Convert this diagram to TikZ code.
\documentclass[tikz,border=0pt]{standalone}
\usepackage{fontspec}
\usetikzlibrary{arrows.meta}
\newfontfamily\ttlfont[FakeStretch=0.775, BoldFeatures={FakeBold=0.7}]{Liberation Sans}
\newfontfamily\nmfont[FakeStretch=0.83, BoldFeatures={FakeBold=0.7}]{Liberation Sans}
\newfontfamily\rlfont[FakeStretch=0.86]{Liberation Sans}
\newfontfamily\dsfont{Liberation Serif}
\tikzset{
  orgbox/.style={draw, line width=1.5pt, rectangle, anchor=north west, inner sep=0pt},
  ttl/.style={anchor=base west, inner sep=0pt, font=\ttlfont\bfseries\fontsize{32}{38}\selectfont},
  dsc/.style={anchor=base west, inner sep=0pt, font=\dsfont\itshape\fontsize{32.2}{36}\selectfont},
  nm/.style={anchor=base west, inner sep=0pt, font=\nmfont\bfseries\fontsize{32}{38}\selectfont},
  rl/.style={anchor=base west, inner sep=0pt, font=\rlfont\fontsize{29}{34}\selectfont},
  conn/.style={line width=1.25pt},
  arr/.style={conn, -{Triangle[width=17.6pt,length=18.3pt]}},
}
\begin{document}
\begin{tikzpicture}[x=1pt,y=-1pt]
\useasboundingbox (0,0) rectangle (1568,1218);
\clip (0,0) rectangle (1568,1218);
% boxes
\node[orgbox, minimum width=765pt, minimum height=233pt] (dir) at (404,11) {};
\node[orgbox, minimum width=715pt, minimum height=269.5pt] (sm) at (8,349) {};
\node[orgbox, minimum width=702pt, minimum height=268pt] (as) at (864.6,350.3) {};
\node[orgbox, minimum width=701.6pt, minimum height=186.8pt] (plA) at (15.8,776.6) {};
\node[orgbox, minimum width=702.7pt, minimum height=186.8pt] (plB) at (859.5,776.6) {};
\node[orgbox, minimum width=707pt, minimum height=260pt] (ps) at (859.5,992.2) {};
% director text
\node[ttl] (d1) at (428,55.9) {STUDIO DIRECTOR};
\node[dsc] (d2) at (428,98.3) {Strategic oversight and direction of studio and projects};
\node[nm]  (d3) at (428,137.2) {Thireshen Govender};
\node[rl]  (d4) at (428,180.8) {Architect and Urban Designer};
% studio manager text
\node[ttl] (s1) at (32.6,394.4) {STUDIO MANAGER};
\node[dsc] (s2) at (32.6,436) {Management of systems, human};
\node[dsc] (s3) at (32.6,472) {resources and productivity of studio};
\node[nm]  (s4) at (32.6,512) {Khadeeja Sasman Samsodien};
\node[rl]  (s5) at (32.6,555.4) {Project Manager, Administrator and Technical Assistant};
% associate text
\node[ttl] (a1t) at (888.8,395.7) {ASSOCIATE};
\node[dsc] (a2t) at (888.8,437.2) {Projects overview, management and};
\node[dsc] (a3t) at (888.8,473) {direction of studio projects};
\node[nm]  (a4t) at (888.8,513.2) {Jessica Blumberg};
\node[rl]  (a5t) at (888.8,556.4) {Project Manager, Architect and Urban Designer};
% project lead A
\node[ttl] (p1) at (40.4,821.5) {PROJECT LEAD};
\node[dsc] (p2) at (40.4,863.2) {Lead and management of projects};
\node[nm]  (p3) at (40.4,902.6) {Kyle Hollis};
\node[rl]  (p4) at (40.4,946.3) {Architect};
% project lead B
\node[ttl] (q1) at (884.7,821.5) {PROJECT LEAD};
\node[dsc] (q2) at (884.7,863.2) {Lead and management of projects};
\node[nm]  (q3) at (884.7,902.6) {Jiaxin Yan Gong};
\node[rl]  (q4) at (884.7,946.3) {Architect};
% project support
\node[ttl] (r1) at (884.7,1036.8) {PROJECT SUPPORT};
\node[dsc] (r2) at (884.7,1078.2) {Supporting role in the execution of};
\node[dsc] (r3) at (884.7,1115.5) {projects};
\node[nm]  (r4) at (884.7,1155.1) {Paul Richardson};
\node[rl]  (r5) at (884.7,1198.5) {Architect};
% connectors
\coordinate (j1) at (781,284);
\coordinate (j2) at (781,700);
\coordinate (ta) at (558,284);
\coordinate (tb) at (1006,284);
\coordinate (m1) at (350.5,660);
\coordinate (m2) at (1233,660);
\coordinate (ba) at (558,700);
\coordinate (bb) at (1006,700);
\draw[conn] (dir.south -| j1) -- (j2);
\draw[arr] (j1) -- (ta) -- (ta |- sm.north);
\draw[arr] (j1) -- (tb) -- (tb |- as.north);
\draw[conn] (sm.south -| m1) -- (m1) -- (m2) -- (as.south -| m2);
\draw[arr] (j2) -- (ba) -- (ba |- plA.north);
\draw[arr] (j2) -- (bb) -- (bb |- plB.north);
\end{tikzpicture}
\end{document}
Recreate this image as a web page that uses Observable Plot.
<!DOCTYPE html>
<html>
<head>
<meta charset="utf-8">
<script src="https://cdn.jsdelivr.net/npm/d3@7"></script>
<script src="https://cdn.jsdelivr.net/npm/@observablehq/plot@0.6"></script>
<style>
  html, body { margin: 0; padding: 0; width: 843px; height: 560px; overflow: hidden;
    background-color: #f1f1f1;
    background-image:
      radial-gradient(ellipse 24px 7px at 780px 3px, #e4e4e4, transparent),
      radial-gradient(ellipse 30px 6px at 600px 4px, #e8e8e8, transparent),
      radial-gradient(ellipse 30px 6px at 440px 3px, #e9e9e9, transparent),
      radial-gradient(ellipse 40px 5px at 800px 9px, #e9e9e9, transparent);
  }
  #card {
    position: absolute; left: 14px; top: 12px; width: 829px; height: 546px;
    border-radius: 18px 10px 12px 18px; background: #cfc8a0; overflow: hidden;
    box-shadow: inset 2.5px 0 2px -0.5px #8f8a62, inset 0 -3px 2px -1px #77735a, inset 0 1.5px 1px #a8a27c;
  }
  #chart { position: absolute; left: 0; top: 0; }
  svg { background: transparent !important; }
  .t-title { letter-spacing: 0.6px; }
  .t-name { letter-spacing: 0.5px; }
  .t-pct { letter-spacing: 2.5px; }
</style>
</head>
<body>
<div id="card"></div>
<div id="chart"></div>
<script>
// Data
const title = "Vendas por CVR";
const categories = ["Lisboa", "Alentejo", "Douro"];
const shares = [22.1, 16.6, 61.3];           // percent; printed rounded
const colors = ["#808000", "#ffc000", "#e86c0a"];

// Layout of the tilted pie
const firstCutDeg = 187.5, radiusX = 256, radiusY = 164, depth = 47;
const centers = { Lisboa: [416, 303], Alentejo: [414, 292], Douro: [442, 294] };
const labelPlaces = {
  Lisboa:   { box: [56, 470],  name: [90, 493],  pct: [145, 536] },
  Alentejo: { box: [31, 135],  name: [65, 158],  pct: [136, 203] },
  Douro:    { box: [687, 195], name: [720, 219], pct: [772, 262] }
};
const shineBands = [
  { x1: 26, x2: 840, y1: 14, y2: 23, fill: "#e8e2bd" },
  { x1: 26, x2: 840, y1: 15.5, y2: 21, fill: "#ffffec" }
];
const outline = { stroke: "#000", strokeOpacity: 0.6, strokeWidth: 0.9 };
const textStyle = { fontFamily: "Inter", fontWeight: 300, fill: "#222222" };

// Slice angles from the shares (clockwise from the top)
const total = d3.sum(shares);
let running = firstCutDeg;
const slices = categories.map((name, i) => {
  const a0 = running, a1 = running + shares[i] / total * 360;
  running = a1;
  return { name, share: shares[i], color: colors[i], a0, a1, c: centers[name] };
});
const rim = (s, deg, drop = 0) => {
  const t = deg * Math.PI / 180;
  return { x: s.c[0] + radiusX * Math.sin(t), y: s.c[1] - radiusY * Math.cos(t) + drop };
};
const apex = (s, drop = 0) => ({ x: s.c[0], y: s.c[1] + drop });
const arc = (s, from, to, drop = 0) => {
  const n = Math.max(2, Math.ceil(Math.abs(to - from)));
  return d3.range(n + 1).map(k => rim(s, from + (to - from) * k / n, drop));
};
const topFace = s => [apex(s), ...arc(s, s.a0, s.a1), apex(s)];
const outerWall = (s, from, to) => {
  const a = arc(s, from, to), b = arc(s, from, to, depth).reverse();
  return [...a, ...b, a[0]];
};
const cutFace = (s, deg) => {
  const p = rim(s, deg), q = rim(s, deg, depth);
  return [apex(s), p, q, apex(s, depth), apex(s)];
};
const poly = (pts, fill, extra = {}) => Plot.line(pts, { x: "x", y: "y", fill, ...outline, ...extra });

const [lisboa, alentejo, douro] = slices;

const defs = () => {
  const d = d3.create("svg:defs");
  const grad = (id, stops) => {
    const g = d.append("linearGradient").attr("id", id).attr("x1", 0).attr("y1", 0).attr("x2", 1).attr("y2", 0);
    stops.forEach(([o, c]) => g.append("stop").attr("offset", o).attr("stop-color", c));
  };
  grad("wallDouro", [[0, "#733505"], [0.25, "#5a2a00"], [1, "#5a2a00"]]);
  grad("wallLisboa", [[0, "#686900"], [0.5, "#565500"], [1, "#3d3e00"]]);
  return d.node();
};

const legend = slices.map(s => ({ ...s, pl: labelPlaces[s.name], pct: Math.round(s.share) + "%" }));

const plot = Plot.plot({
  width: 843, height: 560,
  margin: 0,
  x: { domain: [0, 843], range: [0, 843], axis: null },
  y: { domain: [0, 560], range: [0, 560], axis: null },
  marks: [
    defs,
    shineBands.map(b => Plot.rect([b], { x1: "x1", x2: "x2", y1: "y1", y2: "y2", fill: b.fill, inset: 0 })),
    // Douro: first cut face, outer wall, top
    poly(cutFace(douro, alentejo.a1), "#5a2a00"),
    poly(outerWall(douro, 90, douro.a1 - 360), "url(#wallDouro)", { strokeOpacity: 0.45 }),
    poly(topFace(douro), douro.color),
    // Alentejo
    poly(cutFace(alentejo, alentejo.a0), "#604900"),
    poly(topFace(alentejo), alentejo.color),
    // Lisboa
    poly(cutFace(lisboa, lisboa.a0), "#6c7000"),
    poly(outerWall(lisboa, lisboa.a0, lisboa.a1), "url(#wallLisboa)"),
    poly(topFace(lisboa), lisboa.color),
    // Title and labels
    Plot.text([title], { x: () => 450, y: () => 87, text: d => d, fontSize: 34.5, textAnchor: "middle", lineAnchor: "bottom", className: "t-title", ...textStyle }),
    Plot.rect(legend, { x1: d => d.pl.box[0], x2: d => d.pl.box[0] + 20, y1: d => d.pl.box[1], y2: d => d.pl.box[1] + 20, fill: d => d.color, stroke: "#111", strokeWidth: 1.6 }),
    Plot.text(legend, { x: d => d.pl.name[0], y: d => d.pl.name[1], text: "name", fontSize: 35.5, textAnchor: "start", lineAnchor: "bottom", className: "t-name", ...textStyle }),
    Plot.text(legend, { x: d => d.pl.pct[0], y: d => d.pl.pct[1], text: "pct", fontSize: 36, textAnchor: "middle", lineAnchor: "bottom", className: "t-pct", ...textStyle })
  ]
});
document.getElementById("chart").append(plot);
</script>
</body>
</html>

● YOUR GOAL: Only the number is required: the count of lines containing the word "this".

● SOLUTION: 2